The SparkR project provides language bindings and runtime support to enable users to run scalable computation from R using Apache Spark. SparkR has an active set of contributors from many companies and a number of recent developments have improved performance and usability. Some of the improvements include
(a) a new R to JVM bridge that enables easy deployment to YARN clusters,
(b) serialization-deserialization routines that enable integration with other Spark components like ML Pipelines,
(c) complete RDD API with support coming for DataFrames and
(d) performance improvements for various operations including shuffles.

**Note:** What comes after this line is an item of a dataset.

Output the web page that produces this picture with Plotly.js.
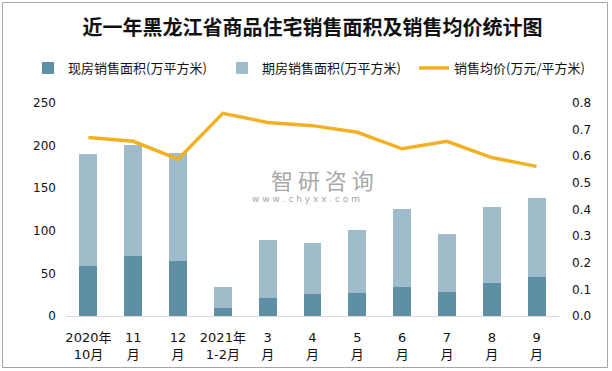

This talk will present an overview of the project, outline some of the technical contributions and discuss new features we will build over the next year. We will also present a demo showcasing how SparkR can be used to seamlessly process large datasets on a cluster directly from the R console.
Shivaram Venkataraman is a fourth year PhD student at the University of California, Berkeley and works with Mike Franklin and Ion Stoica at the AMP Lab. He is a committer on the Apache Spark project and his research interests are in designing systems for large scale machine-learning. Before coming to Berkeley, he completed his M.S at the University of Illinois, Urbana-Champaign and worked as a Software Engineer at Google.
Rui (Ray) Sun is a software engineer at Intel big data team, focusing on contributions to the Spark ecosystem. He is a SparkR/Shark/HIVE contributor. Prior to that, he had been working on firmware development for Intel platforms for 8 years. His interest include distributed computing, systems programming.